There are two docks this size on the island. This one, Sutherland Dock, was constructed in the late 1800’s and could accommodate of 22,000 tons. It was later modified so as to be able to be used by ships of the Royal Australian Navy. On good weather days, the Biennale is a very popular event, as indicated by the cues of visitors patiently waiting for the ferry home at days end.

An artist skillfully paints one of several of the historic homes on the island. They are well preserved, and have commanding views. This one of federation style, was once home to the medical officer and engineering manager in the shipyards heyday. Today it is let for holiday accommodation.

With pinpoint accuracy, the resident gulls will be ‘off with the booty’, as quick as look at ya’.

If you live in a big city as I do, then the list of ‘must does’ and places to go can be very long indeed. Many factors of course dictate just how adventurous one may become in their own ‘backyard’. Sydney is a vibrant city with a reputation world wide for its beaches and the associated surfing culture, its famous architectural icon the Sydney Opera House, and of course, the ‘old coathanger’, the Sydney Harbour Bridge, now known for its stunning views via the bridge climb ……. of course the list is long. Occassionally one can make time to get another ‘tick’ on the list.   Cockatoo Island, a Unesco World Heritage Site, lies to the west of the Harbour Bridge and a convienient 3k’m ferry ride from the CBD.

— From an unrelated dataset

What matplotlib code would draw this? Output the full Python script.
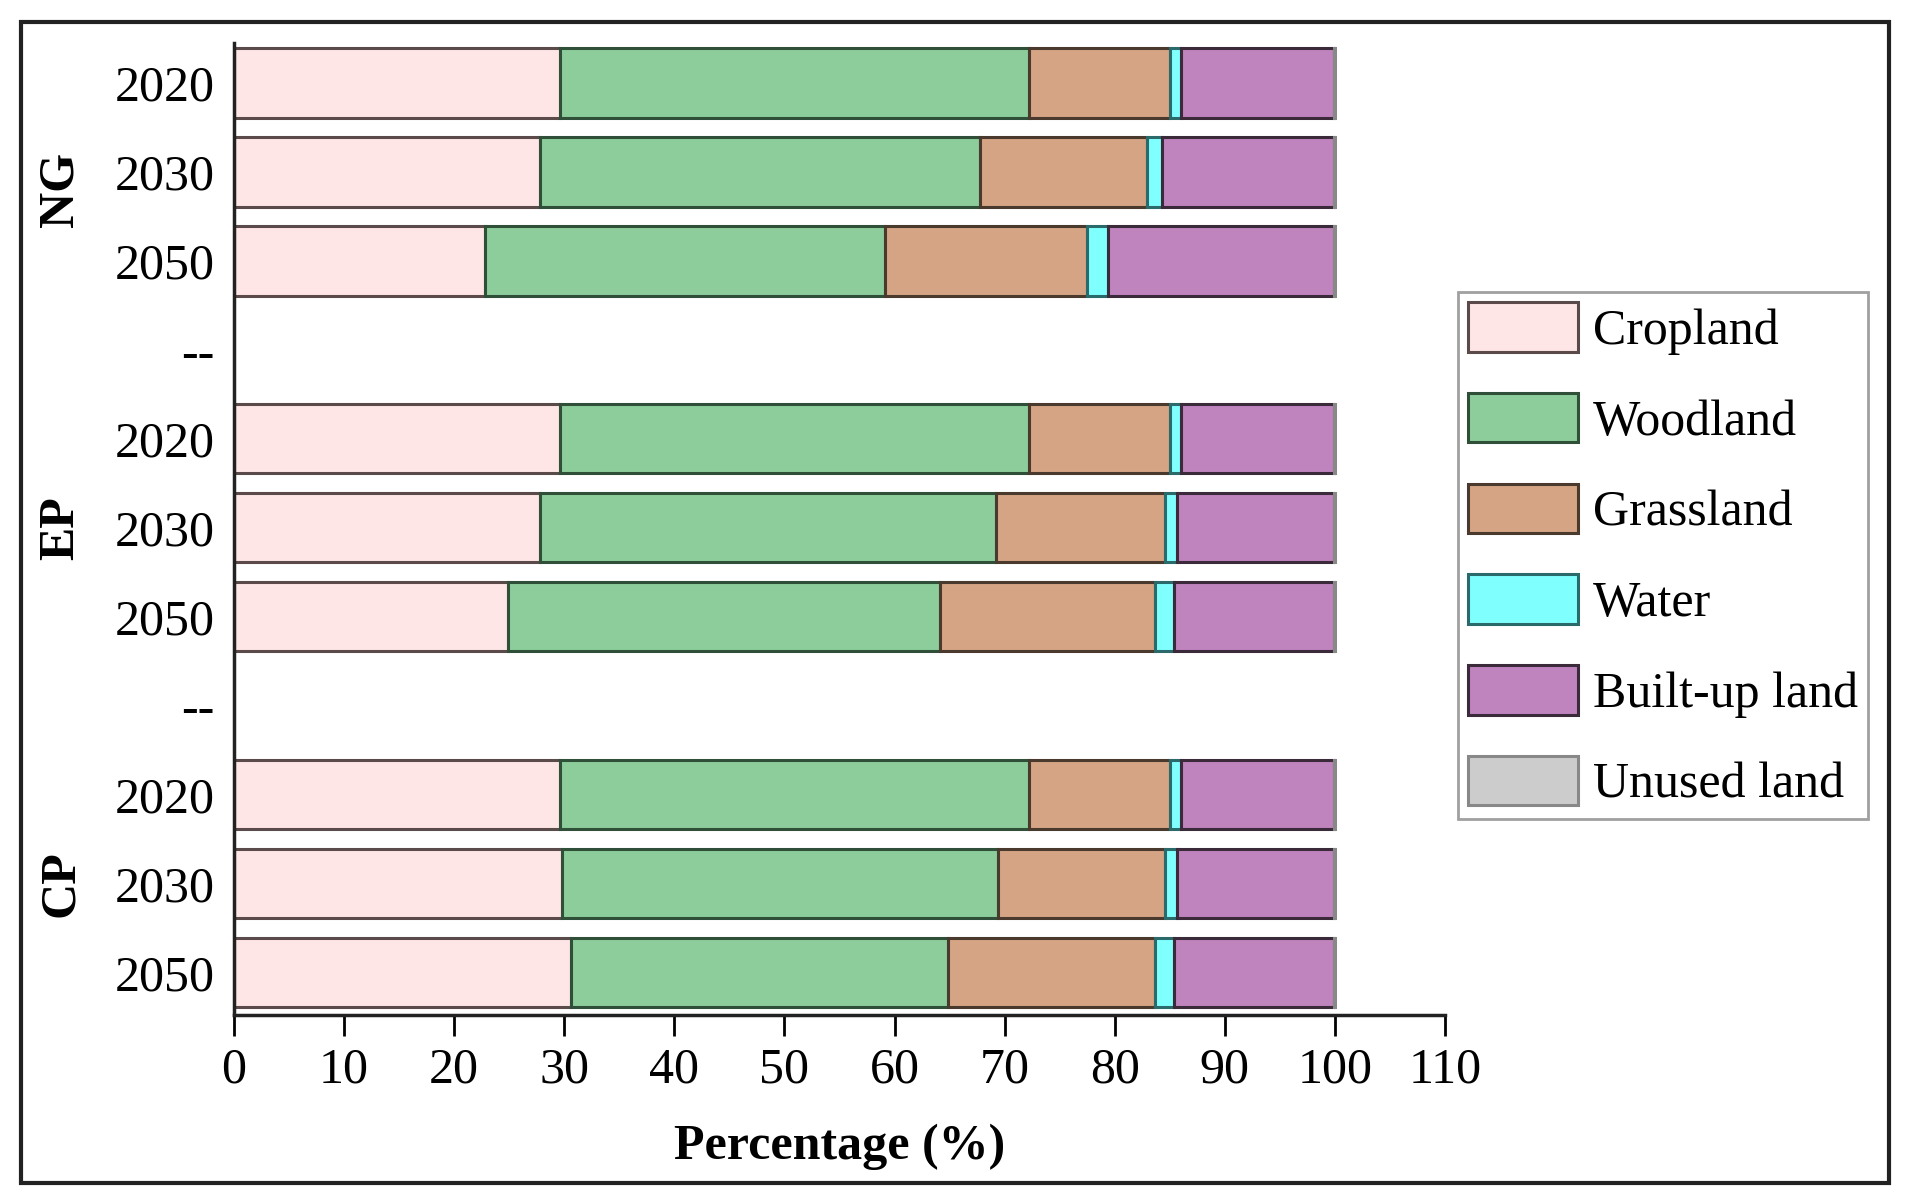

Cleared of most of it’s vegetation in the mid 1800’s, it started its European journey as a penal colony and the one of Australia’s biggest shipyards until its decommissioning in 1991. Convicts laboured hard, removing large amounts of sandstone in the construction of the shipyard. Visiting the island at the time of the 18thSydney Biennale was in itself a fantastic opportunity to see work by artists from around the globe, but nothing could have prepared me for the scale and general photogenic nature of the many buildings, both internally and externally, and large scale associated equipment. Sculptures in their own right.

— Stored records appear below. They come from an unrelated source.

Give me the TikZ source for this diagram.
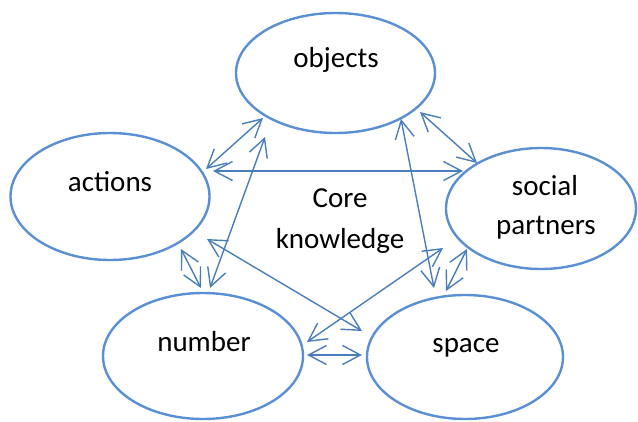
\documentclass[tikz,border=0pt]{standalone}
\usepackage{fontspec}
\setmainfont{Carlito}
\usetikzlibrary{shapes.geometric,arrows.meta,calc}
\definecolor{ellblue}{HTML}{5A8FD3}
\definecolor{arrblue}{HTML}{4A7EBB}
\tikzset{
  ell/.style={ellipse,draw=ellblue,line width=2.4pt,inner sep=0pt,outer sep=0pt},
  lbl/.style={anchor=base,inner sep=0pt,font=\fontsize{29}{35}\selectfont},
  arr/.style={draw=arrblue,line width=1.4pt,line join=round,
    {Straight Barb[length=18pt,width=19pt,line width=1.4pt]}-{Straight Barb[length=18pt,width=19pt,line width=1.4pt]}}
}
\begin{document}
\begin{tikzpicture}[x=1pt,y=-1pt]
\useasboundingbox (0,0) rectangle (638,421);
% ellipses
\node[ell,minimum width=199pt,minimum height=120pt] (objects) at (335.5,73) {};
\node[ell,minimum width=199pt,minimum height=127pt] (actions) at (110,196.5) {};
\node[ell,minimum width=190pt,minimum height=121pt] (social) at (541,208.5) {};
\node[ell,minimum width=200pt,minimum height=126pt] (number) at (203,356) {};
\node[ell,minimum width=196pt,minimum height=124pt] (space) at (465,357) {};
% labels
\node[lbl] (objectsT) at (336,67) {objects};
\node[lbl] (actionsT) at (110,191) {actions};
\node[lbl] (coreT) at (340,207) {Core};
\node[lbl] (knowT) at (340,248) {knowledge};
\node[lbl] (socialT) at (545,195) {social};
\node[lbl] (partnersT) at (546,234) {partners};
\node[lbl] (numberT) at (204,351) {number};
\node[lbl] (spaceT) at (466,352) {space};
% connectors
\draw[arr] ($(objects)+(-72.5,45)$) -- ($(actions)+(96,-27.5)$);
\draw[arr] ($(actions)+(103,-25.5)$) -- ($(social)+(-78,-37.5)$);
\draw[arr] ($(objects)+(-70.5,64)$) -- ($(number)+(7,-68)$);
\draw[arr] ($(actions)+(71,52.5)$) -- ($(number)+(-2,-68)$);
\draw[arr] ($(actions)+(97,42.5)$) -- ($(space)+(-103,-26)$);
\draw[arr] ($(social)+(-98,39.5)$) -- ($(number)+(104,-14)$);
\draw[arr] ($(number)+(104,-1)$) -- ($(space)+(-103,-2)$);
\draw[arr] ($(objects)+(65.5,46)$) -- ($(space)+(-31,-69)$);
\draw[arr] ($(social)+(-74,40.5)$) -- ($(space)+(-19,-66)$);
\draw[arr] ($(objects)+(84.5,39)$) -- ($(social)+(-64,-45.5)$);
\end{tikzpicture}
\end{document}
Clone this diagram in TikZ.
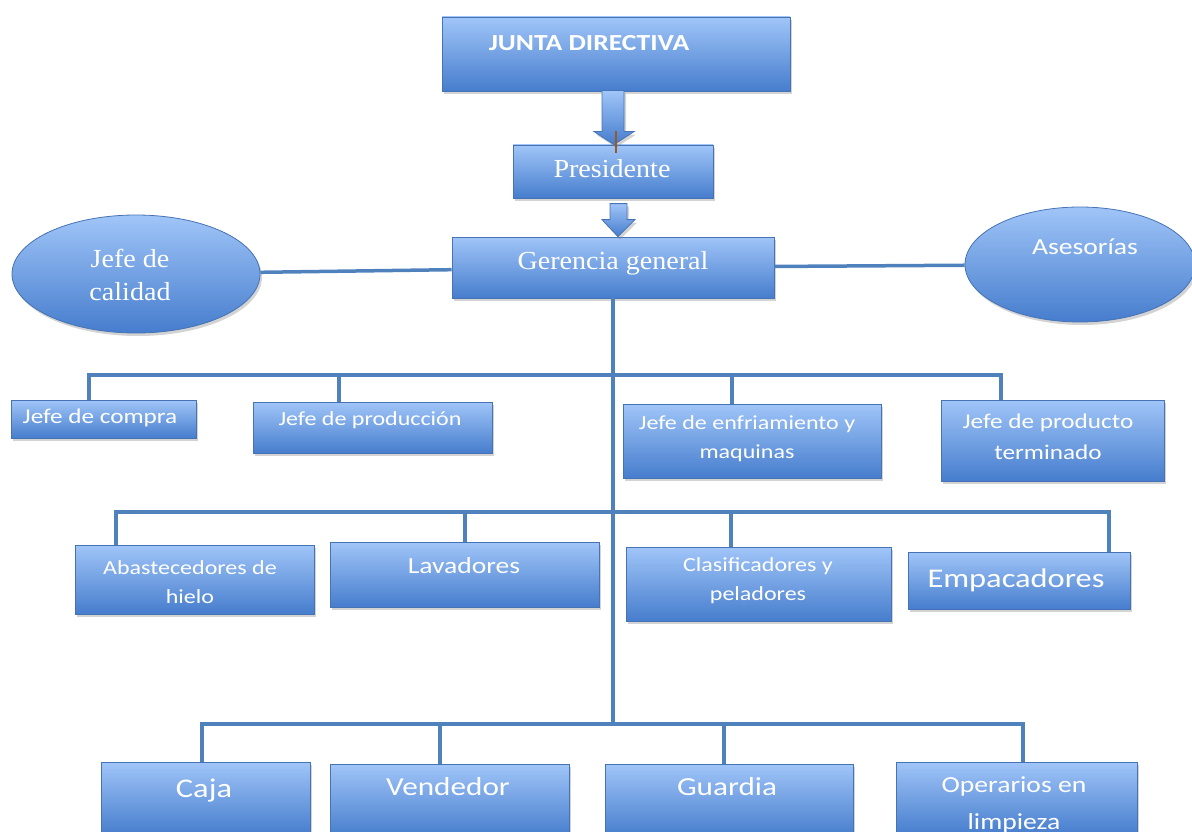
\documentclass[tikz,border=0pt]{standalone}
\usepackage{fontspec}
\setmainfont{Liberation Serif}
\newfontfamily\calib[FakeStretch=1.2]{Carlito}
\newfontfamily\cambr[FakeStretch=1.08]{Liberation Serif}
\usetikzlibrary{shapes.geometric,shadows,calc}
\definecolor{lnblue}{RGB}{79,129,189}
\definecolor{edgeb}{RGB}{70,115,180}
\definecolor{topb}{RGB}{160,197,248}
\definecolor{botb}{RGB}{70,125,205}
\definecolor{tick}{RGB}{150,90,40}
\tikzset{
  box/.style={draw=edgeb, line width=0.8pt, top color=topb, bottom color=botb,
    drop shadow={opacity=0.35, shadow xshift=2pt, shadow yshift=-3pt},
    inner sep=0pt, rectangle},
  oval/.style={box, ellipse},
  conn/.style={draw=lnblue, line width=3.5pt, line join=miter},
  lbl/.style={text=white, align=center, inner sep=0pt},
}
\begin{document}
\begin{tikzpicture}[x=1pt,y=-1pt]
\useasboundingbox (0,0) rectangle (1192,832);
\clip (0,0) rectangle (1192,832);

% connectors first (behind boxes)
\node[box, minimum width=322, minimum height=61] (ger) at (613,267.5) {};
\node[oval, minimum width=248, minimum height=118] (cal) at (136,274) {};
\node[oval, minimum width=230, minimum height=115] (ase) at (1080,264.5) {};

\coordinate (k1) at (89,375);  \coordinate (k2) at (339,375);
\coordinate (k3) at (732,375); \coordinate (k4) at (1001,375);
\coordinate (m1) at (116,512); \coordinate (m2) at (465,512);
\coordinate (m3) at (731,512); \coordinate (m4) at (1109,512);
\coordinate (n1) at (202,724); \coordinate (n2) at (440,724);
\coordinate (n3) at (724,724); \coordinate (n4) at (1023,724);
\coordinate (tb) at (613,724);

% boxes
\node[box, minimum width=348, minimum height=74] (jd) at (616,54) {};
\node[box, minimum width=200, minimum height=53] (pres) at (613,171.5) {};
\node[box, minimum width=185, minimum height=38] (cpr) at (103.5,419) {};
\node[box, minimum width=239, minimum height=51] (pro) at (372.5,427.5) {};
\node[box, minimum width=258, minimum height=74] (enf) at (752,441) {};
\node[box, minimum width=223, minimum height=81] (ter) at (1052.5,440.5) {};
\node[box, minimum width=239, minimum height=69] (aba) at (194.5,579.5) {};
\node[box, minimum width=269, minimum height=65] (lav) at (464.5,574.5) {};
\node[box, minimum width=265, minimum height=74] (cla) at (758.5,584) {};
\node[box, minimum width=222, minimum height=57] (emp) at (1019,580.5) {};
\node[box, minimum width=209, minimum height=73] (caja) at (205.5,798.5) {};
\node[box, minimum width=239, minimum height=73] (ven) at (449.5,800.5) {};
\node[box, minimum width=248, minimum height=73] (gua) at (729,800.5) {};
\node[box, minimum width=241, minimum height=73] (ope) at (1016.5,798.5) {};

% connectors
\draw[conn] (cal) -- (ger);
\draw[conn] (ger) -- (ase);
\draw[conn] (ger.south) -- (tb);
\draw[conn] (k1 |- cpr.north) -- (k1) -- (k4) -- (k4 |- ter.north);
\draw[conn] (k2) -- (k2 |- pro.north);
\draw[conn] (k3) -- (k3 |- enf.north);
\draw[conn] (m1 |- aba.north) -- (m1) -- (m4) -- (m4 |- emp.north);
\draw[conn] (m2) -- (m2 |- lav.north);
\draw[conn] (m3) -- (m3 |- cla.north);
\draw[conn] (n1 |- caja.north) -- (n1) -- (n4) -- (n4 |- ope.north);
\draw[conn] (n2) -- (n2 |- ven.north);
\draw[conn] (n3) -- (n3 |- gua.north);

% block arrows
\path[box] ($(pres.north)+(-11,-54)$) -- ($(pres.north)+(11,-54)$) -- ($(pres.north)+(11,-13)$)
  -- ($(pres.north)+(21,-13)$) -- ($(pres.north)+(1,0)$) -- ($(pres.north)+(-19,-13)$)
  -- ($(pres.north)+(-11,-13)$) -- cycle;
\path[box] ($(ger.north)+(-3,-33)$) -- ($(ger.north)+(14,-33)$) -- ($(ger.north)+(14,-17)$)
  -- ($(ger.north)+(22,-17)$) -- ($(ger.north)+(5,0)$) -- ($(ger.north)+(-11,-17)$)
  -- ($(ger.north)+(-3,-17)$) -- cycle;
\draw[tick, line width=1.5pt] ($(pres.north)+(3,-14)$) -- ($(pres.north)+(3,8)$);

% labels
\node[lbl, font=\calib\bfseries\fontsize{23}{27}\selectfont] (tjd) at (589,43) {JUNTA DIRECTIVA};
\node[lbl, font=\cambr\fontsize{26}{30}\selectfont] (tpres) at (612,169) {Presidente};
\node[lbl, font=\cambr\fontsize{26}{30}\selectfont] (tger) at (613,263) {Gerencia general};
\node[lbl, font=\cambr\fontsize{26}{33}\selectfont] (tcal) at (130,275) {Jefe de\\calidad};
\node[lbl, font=\calib\fontsize{23}{27}\selectfont] (tase) at (1085,247) {Asesorías};
\node[lbl, font=\calib\fontsize{21}{25}\selectfont] (tcpr) at (100,418) {Jefe de compra};
\node[lbl, font=\calib\fontsize{20}{24}\selectfont] (tpro) at (370,420) {Jefe de producción};
\node[lbl, font=\calib\fontsize{20}{29}\selectfont] (tenf) at (747,439) {Jefe de enfriamiento y\\maquinas};
\node[lbl, font=\calib\fontsize{21}{31}\selectfont] (tter) at (1048,437) {Jefe de producto\\terminado};
\node[lbl, font=\calib\fontsize{20}{29}\selectfont] (taba) at (190,582) {Abastecedores de\\hielo};
\node[lbl, font=\calib\fontsize{23}{27}\selectfont] (tlav) at (464,566) {Lavadores};
\node[lbl, font=\calib\fontsize{20}{29}\selectfont] (tcla) at (758,581) {Clasificadores y\\peladores};
\node[lbl, font=\calib\fontsize{27}{31}\selectfont] (temp) at (1016,580) {Empacadores};
\node[lbl, font=\calib\fontsize{27}{31}\selectfont] (tcaja) at (204,791) {Caja};
\node[lbl, font=\calib\fontsize{26}{30}\selectfont] (tven) at (448,787) {Vendedor};
\node[lbl, font=\calib\fontsize{26}{30}\selectfont] (tgua) at (727,787) {Guardia};
\node[lbl, font=\calib\fontsize{23}{37}\selectfont] (tope) at (1014,805) {Operarios en\\limpieza};
\end{tikzpicture}
\end{document}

From the outset, I knew I wanted to make an attempt at documenting the place. Not long into it, and so energised by the whole idea, I knew it could not really be covered in one visit, nor was I really able to appreciate all that it had to offer. While some of the exhibits at the Biennale were less difficult to capture, the island and its structures were a different exercise altogether. It seems natural to me to have people somewhere within the frame, or at least somehow represented. I find it also takes longer to make this kind of image. Of course suitable light is an important factor.

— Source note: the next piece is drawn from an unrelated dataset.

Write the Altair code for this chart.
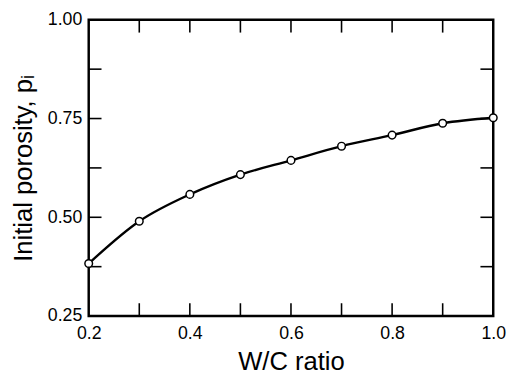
import altair as alt
import pandas as pd

wc_ratio = [0.2, 0.3, 0.4, 0.5, 0.6, 0.7, 0.8, 0.9, 1.0]
porosity = [0.383, 0.490, 0.558, 0.608, 0.644, 0.680, 0.708, 0.738, 0.752]

x_label_values = [0.2, 0.4, 0.6, 0.8, 1.0]
y_label_values = [0.25, 0.50, 0.75, 1.00]
x_minor_ticks = [0.3, 0.4, 0.5, 0.6, 0.7, 0.8, 0.9]
y_minor_ticks = [0.375, 0.5, 0.625, 0.75, 0.875]

W, H = 411, 301
TICK = 13
FONT = "Liberation Sans"

df = pd.DataFrame({"wc": wc_ratio, "p": porosity})
xt = pd.DataFrame({"v": x_minor_ticks})
yt = pd.DataFrame({"v": y_minor_ticks})

xs = alt.Scale(domain=[0.2, 1.0], nice=False, zero=False)
ys = alt.Scale(domain=[0.25, 1.0], nice=False, zero=False)

x_axis = alt.Axis(values=x_label_values, format=".1f", tickSize=0, grid=False,
                  domain=False, labelFontSize=18, labelFont=FONT, labelColor="black",
                  labelPadding=9, title="W/C ratio", titleFontSize=26,
                  titleFont=FONT, titleFontWeight="normal", titleColor="black",
                  titlePadding=6, labelFlush=False)
y_axis = alt.Axis(values=y_label_values, format=".2f", tickSize=0, grid=False,
                  domain=False, labelFontSize=18, labelFont=FONT, labelColor="black",
                  labelPadding=7, title="Initial porosity, pᵢ", titleFontSize=26,
                  titleFont=FONT, titleFontWeight="normal", titleColor="black",
                  titlePadding=11, labelFlush=False)

line = alt.Chart(df).mark_line(interpolate="monotone", color="black", strokeWidth=2.4).encode(
    x=alt.X("wc:Q", scale=xs, axis=x_axis),
    y=alt.Y("p:Q", scale=ys, axis=y_axis),
)
points = alt.Chart(df).mark_point(filled=True, fill="white", stroke="black",
                                  strokeWidth=1.5, size=60, opacity=1).encode(
    x=alt.X("wc:Q", scale=xs),
    y=alt.Y("p:Q", scale=ys),
)

bottom_ticks = alt.Chart(xt).mark_rule(color="black", strokeWidth=1.6).encode(
    x=alt.X("v:Q", scale=xs), y=alt.value(H), y2=alt.value(H - TICK))
top_ticks = alt.Chart(xt).mark_rule(color="black", strokeWidth=1.6).encode(
    x=alt.X("v:Q", scale=xs), y=alt.value(0), y2=alt.value(TICK))
left_ticks = alt.Chart(yt).mark_rule(color="black", strokeWidth=1.6).encode(
    y=alt.Y("v:Q", scale=ys), x=alt.value(0), x2=alt.value(TICK))
right_ticks = alt.Chart(yt).mark_rule(color="black", strokeWidth=1.6).encode(
    y=alt.Y("v:Q", scale=ys), x=alt.value(W), x2=alt.value(W - TICK))

chart = alt.layer(line, bottom_ticks, top_ticks, left_ticks, right_ticks, points).properties(
    width=W, height=H,
    background="white",
    autosize=alt.AutoSizeParams(type="none"),
    padding={"left": 82, "top": 9, "right": 15, "bottom": 61},
).configure_view(stroke="black", strokeWidth=2.5)

chart.save("out.html", embed_options={"renderer": "svg", "actions": False})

I returned one more time, hopeing for some contrasting weather, but I felt that never materialised the way I would have hoped for. Stormy weather would have been a good start. At that time of the year, and with the days getting longer, I did on the second day, fore-go the last ferry. At closing time, and additional expense, I organised a water taxi, in order to buy a little more time, to perhaps pick up some favourable light. Of course, by showing just a few photographs, it’s not doing the subjects, the biennale, and the island itself, the justice they deserve. But like any account, the are restrictions if not limitations, so I hope, short of an aerial shot to establish its location, you get a feel for what a wonderful location the place really is.

An absolute gem, in my own backyard’, and dam near on my doorstep. Dare I say it, it’s just a slice of the wonderful city that is Sydney.